Avina is a learning organization that constantly looks to incorporate lessons learned in order to better adapt to the context in which it operates. As part of the formulation of its five-year plan for the period 2013-2017, Avina carried out an analysis of the social, economic, political and environmental trends in the world and the region.


A team brought their talents together and led us in a highly interactive and participatory review of multiple sources, including a survey of more than 40 external studies and 25 internal short papers and a number of interviews. The evaluation process began with basic questions such as: What are the main global trends that will impact Latin America in the near future? What are the regional trends? What are the scenarios we foresee for the next 10 years?


The team focused on four perspectives: economic growth, natural resources and human capital, sustainable development and public goods. Among the economic trends, we researched the changes in global economic tendencies and their impact on Latin America as well as economic shifts in the region, such as the dependence on export commodities and manufactured imports. The new geopolitics of natural resources merited special attention, including potential conflicts and their effect on power relationships, as well as regional alliances. We also took a long look at the validity and contribution of the concept of sustainable development, and its continued pertinence to public policy and decision-making. In terms of public goods, the analysis focused on the ability of society to create and maintain these goods.  The outcome of the debate between civil society, the business sector and government about what constitutes a public good and who is responsible for its provision will be critical to the ability of society to move forward toward sustainability.
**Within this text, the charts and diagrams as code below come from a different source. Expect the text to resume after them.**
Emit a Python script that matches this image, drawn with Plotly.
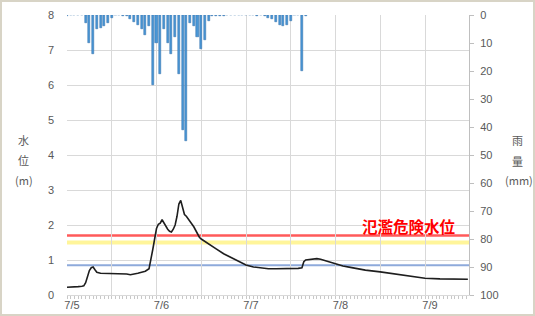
import datetime as dt
import plotly.graph_objects as go

# ---------------- data ----------------
base = dt.datetime(2018, 7, 5, 0, 0)

# hourly rainfall (mm), index = hours since 7/5 00:00
rain_mm = [0.5, 0, 0, 0, 0, 3, 10, 14, 5, 4.5, 4, 3, 1, 0, 0, 0.5, 0.5, 1.5, 2.5, 3.5,
           5, 7, 4, 25, 10, 21, 5, 10, 14, 8, 21, 41, 45, 3, 4, 8, 12, 9, 2, 0.5,
           0.5, 0.5, 0.5, 0, 0, 0, 0, 0, 0, 0, 0, 0.5, 0, 0.5, 1, 1.5, 2.5, 3.5, 4, 3.5,
           2, 0, 0, 20, 0.5]

# water level (m) at hours since 7/5 00:00
level_hours = [0, 1, 2, 3, 4, 4.5, 5, 5.5, 6, 6.5, 7, 7.5, 8, 9, 10, 12, 14, 16, 17, 18,
               19, 20, 21, 22, 22.5, 23, 23.5, 24, 24.5, 25, 25.5, 26, 26.5, 27, 27.5, 28,
               28.5, 29, 29.5, 30, 30.5, 31, 31.5, 32, 33, 34, 35, 35.5, 36, 38, 40, 42,
               44, 46, 48, 50, 52, 54, 56, 58, 60, 62, 63, 63.5, 64, 65, 66, 67, 68, 70,
               72, 74, 76, 78, 80, 84, 88, 92, 96, 100, 104, 107.5]
level_m = [0.22, 0.22, 0.23, 0.24, 0.25, 0.26, 0.35, 0.55, 0.7, 0.78, 0.8, 0.72, 0.65, 0.62,
           0.62, 0.62, 0.61, 0.6, 0.58, 0.59, 0.62, 0.65, 0.68, 0.75, 1.0, 1.3, 1.6, 1.9,
           2.02, 2.05, 2.15, 2.05, 1.95, 1.88, 1.82, 1.8, 1.88, 2.0, 2.25, 2.6, 2.7, 2.5,
           2.3, 2.25, 2.1, 1.95, 1.75, 1.65, 1.6, 1.45, 1.32, 1.18, 1.07, 0.95, 0.86, 0.8,
           0.77, 0.75, 0.75, 0.75, 0.75, 0.76, 0.78, 0.95, 1.0, 1.02, 1.04, 1.04, 1.02,
           0.96, 0.88, 0.83, 0.79, 0.75, 0.71, 0.66, 0.6, 0.54, 0.48, 0.46, 0.45, 0.45]

# reference levels (m)
danger_level = 1.7      # 氾濫危険水位
evac_level = 1.5
standby_level = 0.85
danger_label = "氾濫危険水位"

day_labels = ["7/5", "7/6", "7/7", "7/8", "7/9"]
level_ticks = [0, 1, 2, 3, 4, 5, 6, 7, 8]
rain_ticks = [0, 10, 20, 30, 40, 50, 60, 70, 80, 90, 100]

# ---------------- figure ----------------
rain_x = [base + dt.timedelta(hours=i) for i in range(len(rain_mm))]
level_x = [base + dt.timedelta(hours=h) for h in level_hours]
x_end = base + dt.timedelta(hours=107.8)

fig = go.Figure()

fig.add_trace(go.Scatter(x=level_x, y=level_m, mode="lines",
                         line=dict(color="#1e1e1e", width=1.6), yaxis="y",
                         hoverinfo="skip"))
fig.add_trace(go.Bar(x=rain_x, y=rain_mm, yaxis="y2",
                     width=0.55 * 3600 * 1000,
                     marker=dict(color="#4a97d6", line=dict(color="#2c6aa6", width=0.5))))

# threshold lines
for lvl, col, w in [(evac_level, "#fff59a", 4), (standby_level, "#8eaadb", 1.8),
                    (danger_level, "#ff5a5a", 2.4)]:
    fig.add_shape(type="line", xref="paper", yref="y", x0=0, x1=1, y0=lvl, y1=lvl,
                  line=dict(color=col, width=w), layer="below")

# tick positions every 12 h, labels at days
tickvals = [base + dt.timedelta(hours=12 * i) for i in range(9)]
ticktext = []
for i in range(9):
    ticktext.append(day_labels[i // 2] if i % 2 == 0 else "")

tick_font = dict(family="Liberation Sans, Arial, sans-serif", size=11, color="#595959")
jp_font = "Noto Sans CJK JP"

fig.update_layout(
    width=535, height=316,
    margin=dict(l=67, r=66, t=15, b=21, autoexpand=False),
    paper_bgcolor="white", plot_bgcolor="white",
    showlegend=False, bargap=0,
    xaxis=dict(type="date", range=[base, x_end], tickmode="array", tickvals=tickvals,
               ticktext=ticktext, showgrid=True, gridcolor="#d9d9d9", gridwidth=1,
               showline=True, linecolor="#d9d9d9", ticks="", tickfont=tick_font,
               ticklabelshift=5, zeroline=False, automargin=False,
               minor=dict(dtick=3600 * 1000, ticks="outside", ticklen=3,
                          tickcolor="#c8c8c8", showgrid=False)),
    yaxis=dict(range=[0, 8], tickvals=level_ticks, showgrid=True, gridcolor="#d9d9d9",
               zeroline=False, showline=False, ticks="", tickfont=tick_font,
               ticklabelstandoff=12, automargin=False),
    yaxis2=dict(range=[100, 0], tickvals=rain_ticks, overlaying="y", side="right",
                showgrid=False, zeroline=False, showline=True, linecolor="#bfbfbf",
                ticks="outside", ticklen=4, tickcolor="#bfbfbf", tickfont=tick_font,
                ticklabelstandoff=4, automargin=False),
)

# axis titles (stacked characters)
for txt, xp, yp in [("水", 23, 140), ("位", 23, 160), ("(m)", 24, 180),
                    ("雨", 517, 140), ("量", 517, 161), ("(mm)", 519, 180)]:
    fig.add_annotation(text=txt, xref="paper", yref="paper",
                       x=(xp - 67) / 402, y=1 - (yp - 15) / 280,
                       showarrow=False, xanchor="center", yanchor="middle",
                       font=dict(family=jp_font, size=11, color="#595959"))

fig.add_annotation(text="<b>" + danger_label + "</b>", xref="paper", yref="y",
                   x=(409 - 67) / 402, y=danger_level, yshift=10, showarrow=False,
                   xanchor="center", yanchor="middle",
                   font=dict(family=jp_font, size=15.5, color="#ff0000"))

# outer frame
fig.add_shape(type="rect", xref="paper", yref="paper",
              x0=(1 - 67) / 402, x1=(534 - 67) / 402,
              y0=1 - (315 - 15) / 280, y1=1 - (1 - 15) / 280,
              line=dict(color="#d8d4c6", width=2), layer="below")

fig.write_html("out.html", config={"displayModeBar": False},
               post_script="document.body.style.margin='0px';document.body.style.overflow='hidden';")
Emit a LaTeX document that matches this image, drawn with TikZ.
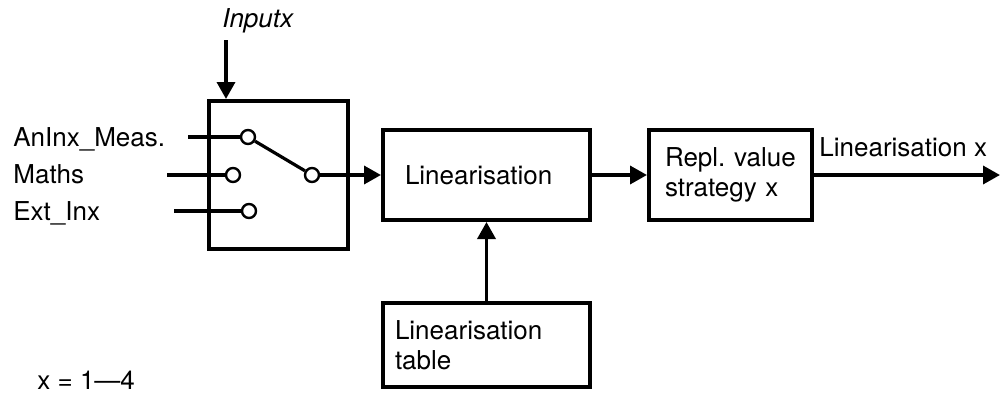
\documentclass[tikz,border=0pt]{standalone}
\usepackage{fontspec}
\setmainfont{TeX Gyre Heros}
\usetikzlibrary{shapes.geometric, arrows.meta, positioning}

\begin{document}
\begin{tikzpicture}[x=0.5pt, y=-0.5pt,
						font=\fontsize{13pt}{15pt}\selectfont,
						node distance = 16pt and 16pt, % Distancia vertical y horizontal
						block/.style = {rectangle, draw, line width=2pt, align=left,
										minimum height=45pt},
						contact/.style = {circle, draw, fill=white, line width=1.2pt,
										inner sep=0pt, minimum size=7pt},
						lbl/.style = {inner sep=0pt, anchor=base west},
						line/.style = {line width=1.75pt, -{Triangle[length=8.5pt, width=9pt]}},
						wire/.style = {line width=1.6pt}
						]
						\useasboundingbox (0,0) rectangle (1007,396);

						% --- Selector de entrada ---
						\node[block, minimum width=69.5pt, minimum height=74pt] (sw) at (278.5,175) {};
						\node[contact] (c1) at (248,137) {};
						\node[contact] (c2) at (233,175) {};
						\node[contact] (c3) at (249,211) {};
						\node[contact] (cout) at (312,175) {};
						\coordinate (in1) at (188,137);
						\coordinate (in2) at (167,175);
						\coordinate (in3) at (174,211);
						\coordinate (inp) at (226,40);

						% --- Bloques ---
						\node[block, right=15.5pt of sw, text width=81.5pt, inner xsep=11pt] (lin) {Linearisation};
						\node[block, right=27.5pt of lin, text width=65.5pt, inner xsep=8pt] (repl) {Repl.\ value\\strategy x};
						\node[block, below=39.5pt of lin, minimum height=42pt, text width=91.5pt, inner xsep=6pt] (tbl) {Linearisation\\table};
						\coordinate (outp) at (1000,175);

						% --- Textos ---
						\node[lbl] (inplbl) at (222,27) {\textit{Inputx}};
						\node[lbl] (lbl1) at (13,146) {AnInx\_Meas.};
						\node[lbl] (lbl2) at (13,183) {Maths};
						\node[lbl] (lbl3) at (13,220) {Ext\_Inx};
						\node[lbl] (outlbl) at (819,156) {Linearisation x};
						\node[lbl] (range) at (37,389) {x = 1---4};

						% --- Conexiones ---
						\draw[line] (inp) -- (inp |- sw.north);
						\draw[wire] (in1) -- (c1);
						\draw[wire] (in2) -- (c2);
						\draw[wire] (in3) -- (c3);
						\draw[wire] (c1) -- (cout);
						\draw[line] (cout) -- (lin);
						\draw[line] (lin) -- (repl);
						\draw[line] (tbl) -- (lin);
						\draw[line] (repl) -- (outp);

					\end{tikzpicture}
\end{document}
The many insights and conclusions of this internal brainstorming among Avina’s teams in 15 Latin American countries served as a starting point for identifying priorities and impact opportunities in the region for Avina in the years ahead. For this 2012 Annual Report, we have summarized some of the key conclusions to share with readers in a very concise form: a) the current economic development model does not produce sustainability; b) local resources represent a unique opportunity for Latin America; c) sustainable development remains relevant, the conceptual framework that guides our efforts, and d) better public goods and services mean a better society. These are some of the key findings behind Avina’s 2013-2017 strategic plan.